[TO BE DONE] Quote every line as written. Omit pictures.

[DATASET EXCERPT]
____________________

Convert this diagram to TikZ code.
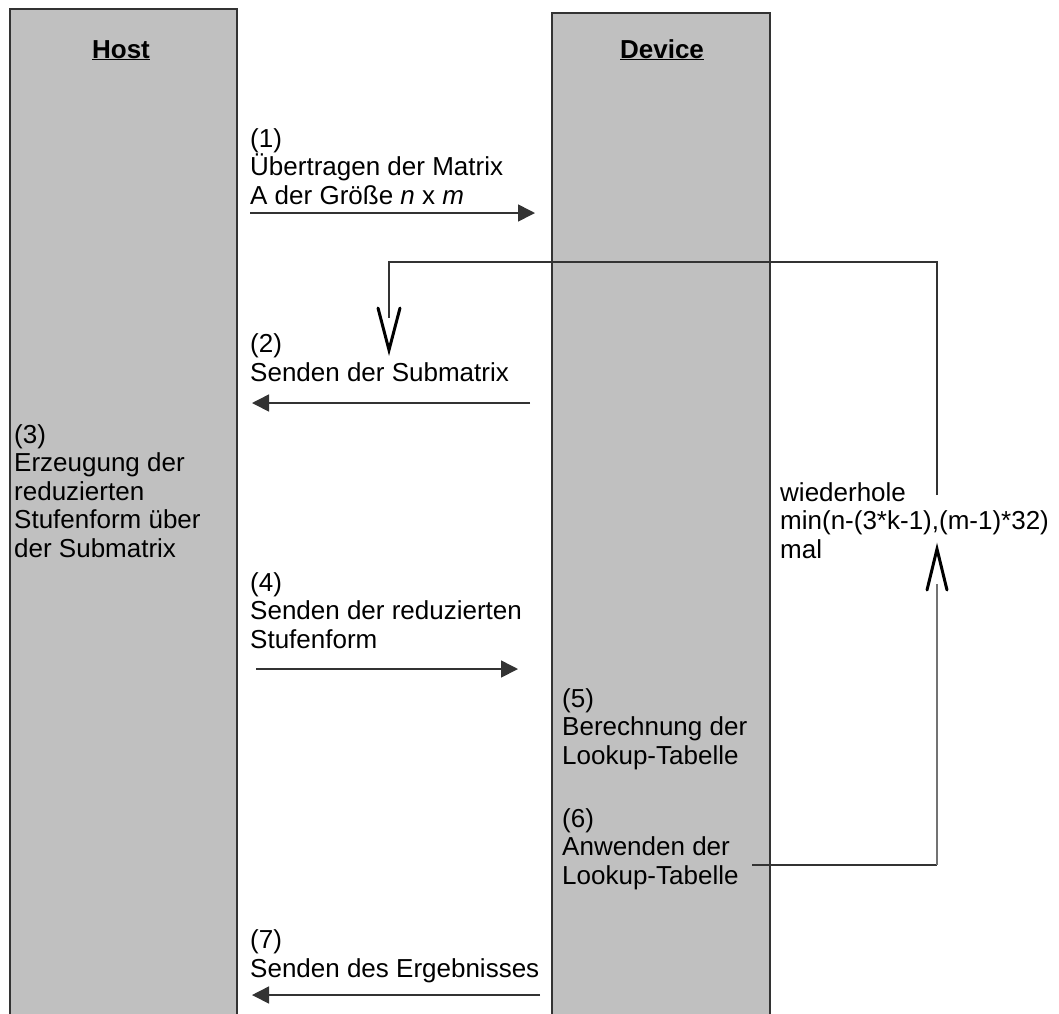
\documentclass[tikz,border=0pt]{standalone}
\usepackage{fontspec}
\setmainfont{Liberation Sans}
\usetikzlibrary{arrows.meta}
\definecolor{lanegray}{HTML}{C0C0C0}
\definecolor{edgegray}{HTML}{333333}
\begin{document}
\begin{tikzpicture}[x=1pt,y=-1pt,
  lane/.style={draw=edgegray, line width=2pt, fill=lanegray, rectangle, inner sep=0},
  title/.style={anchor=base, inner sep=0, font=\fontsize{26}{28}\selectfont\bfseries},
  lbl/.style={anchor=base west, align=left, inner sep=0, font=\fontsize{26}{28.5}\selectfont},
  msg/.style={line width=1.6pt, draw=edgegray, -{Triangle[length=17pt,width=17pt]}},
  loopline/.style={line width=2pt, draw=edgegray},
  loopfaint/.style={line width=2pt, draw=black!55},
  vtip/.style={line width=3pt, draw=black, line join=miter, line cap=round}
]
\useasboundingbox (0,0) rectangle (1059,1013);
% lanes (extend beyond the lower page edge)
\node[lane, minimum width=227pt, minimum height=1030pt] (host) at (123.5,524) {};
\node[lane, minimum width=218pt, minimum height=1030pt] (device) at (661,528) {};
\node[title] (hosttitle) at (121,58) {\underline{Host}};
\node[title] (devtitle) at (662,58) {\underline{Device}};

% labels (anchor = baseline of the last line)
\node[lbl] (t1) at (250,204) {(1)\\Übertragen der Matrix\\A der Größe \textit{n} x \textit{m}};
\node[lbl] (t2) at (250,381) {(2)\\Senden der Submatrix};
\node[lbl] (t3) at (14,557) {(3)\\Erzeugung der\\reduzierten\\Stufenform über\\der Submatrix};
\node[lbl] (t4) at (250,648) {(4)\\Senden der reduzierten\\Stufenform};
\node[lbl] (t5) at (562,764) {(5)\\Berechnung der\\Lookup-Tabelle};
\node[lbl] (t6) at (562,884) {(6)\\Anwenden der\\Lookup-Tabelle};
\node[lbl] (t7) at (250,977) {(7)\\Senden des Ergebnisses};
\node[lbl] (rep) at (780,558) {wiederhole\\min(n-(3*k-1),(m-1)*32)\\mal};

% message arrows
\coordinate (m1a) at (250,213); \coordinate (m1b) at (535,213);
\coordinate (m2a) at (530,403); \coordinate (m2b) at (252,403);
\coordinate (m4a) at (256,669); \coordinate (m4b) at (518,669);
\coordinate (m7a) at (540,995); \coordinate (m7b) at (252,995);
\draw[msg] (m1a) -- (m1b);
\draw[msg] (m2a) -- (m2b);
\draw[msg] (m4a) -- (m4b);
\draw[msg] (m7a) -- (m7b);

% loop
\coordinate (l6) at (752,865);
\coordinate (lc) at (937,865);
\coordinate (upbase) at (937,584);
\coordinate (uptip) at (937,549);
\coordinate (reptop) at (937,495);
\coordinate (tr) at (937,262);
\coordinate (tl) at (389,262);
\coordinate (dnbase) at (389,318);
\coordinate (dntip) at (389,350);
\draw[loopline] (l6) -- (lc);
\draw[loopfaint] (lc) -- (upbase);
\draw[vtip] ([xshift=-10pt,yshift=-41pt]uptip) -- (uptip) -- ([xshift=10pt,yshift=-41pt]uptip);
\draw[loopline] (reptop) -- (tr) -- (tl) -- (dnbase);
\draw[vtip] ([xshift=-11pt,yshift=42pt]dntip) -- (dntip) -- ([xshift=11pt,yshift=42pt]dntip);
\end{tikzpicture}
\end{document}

____________________

[TASK ANSWER]
Convert this diagram to TikZ code.
\documentclass[tikz,border=0pt]{standalone}
\usepackage{fontspec}
\setmainfont{Liberation Sans}
\usetikzlibrary{arrows.meta}
\definecolor{lanegray}{HTML}{C0C0C0}
\definecolor{edgegray}{HTML}{333333}
\begin{document}
\begin{tikzpicture}[x=1pt,y=-1pt,
  lane/.style={draw=edgegray, line width=2pt, fill=lanegray, rectangle, inner sep=0},
  title/.style={anchor=base, inner sep=0, font=\fontsize{26}{28}\selectfont\bfseries},
  lbl/.style={anchor=base west, align=left, inner sep=0, font=\fontsize{26}{28.5}\selectfont},
  msg/.style={line width=1.6pt, draw=edgegray, -{Triangle[length=17pt,width=17pt]}},
  loopline/.style={line width=2pt, draw=edgegray},
  loopfaint/.style={line width=2pt, draw=black!55},
  vtip/.style={line width=3pt, draw=black, line join=miter, line cap=round}
]
\useasboundingbox (0,0) rectangle (1059,1013);
% lanes (extend beyond the lower page edge)
\node[lane, minimum width=227pt, minimum height=1030pt] (host) at (123.5,524) {};
\node[lane, minimum width=218pt, minimum height=1030pt] (device) at (661,528) {};
\node[title] (hosttitle) at (121,58) {\underline{Host}};
\node[title] (devtitle) at (662,58) {\underline{Device}};

% labels (anchor = baseline of the last line)
\node[lbl] (t1) at (250,204) {(1)\\Übertragen der Matrix\\A der Größe \textit{n} x \textit{m}};
\node[lbl] (t2) at (250,381) {(2)\\Senden der Submatrix};
\node[lbl] (t3) at (14,557) {(3)\\Erzeugung der\\reduzierten\\Stufenform über\\der Submatrix};
\node[lbl] (t4) at (250,648) {(4)\\Senden der reduzierten\\Stufenform};
\node[lbl] (t5) at (562,764) {(5)\\Berechnung der\\Lookup-Tabelle};
\node[lbl] (t6) at (562,884) {(6)\\Anwenden der\\Lookup-Tabelle};
\node[lbl] (t7) at (250,977) {(7)\\Senden des Ergebnisses};
\node[lbl] (rep) at (780,558) {wiederhole\\min(n-(3*k-1),(m-1)*32)\\mal};

% message arrows
\coordinate (m1a) at (250,213); \coordinate (m1b) at (535,213);
\coordinate (m2a) at (530,403); \coordinate (m2b) at (252,403);
\coordinate (m4a) at (256,669); \coordinate (m4b) at (518,669);
\coordinate (m7a) at (540,995); \coordinate (m7b) at (252,995);
\draw[msg] (m1a) -- (m1b);
\draw[msg] (m2a) -- (m2b);
\draw[msg] (m4a) -- (m4b);
\draw[msg] (m7a) -- (m7b);

% loop
\coordinate (l6) at (752,865);
\coordinate (lc) at (937,865);
\coordinate (upbase) at (937,584);
\coordinate (uptip) at (937,549);
\coordinate (reptop) at (937,495);
\coordinate (tr) at (937,262);
\coordinate (tl) at (389,262);
\coordinate (dnbase) at (389,318);
\coordinate (dntip) at (389,350);
\draw[loopline] (l6) -- (lc);
\draw[loopfaint] (lc) -- (upbase);
\draw[vtip] ([xshift=-10pt,yshift=-41pt]uptip) -- (uptip) -- ([xshift=10pt,yshift=-41pt]uptip);
\draw[loopline] (reptop) -- (tr) -- (tl) -- (dnbase);
\draw[vtip] ([xshift=-11pt,yshift=42pt]dntip) -- (dntip) -- ([xshift=11pt,yshift=42pt]dntip);
\end{tikzpicture}
\end{document}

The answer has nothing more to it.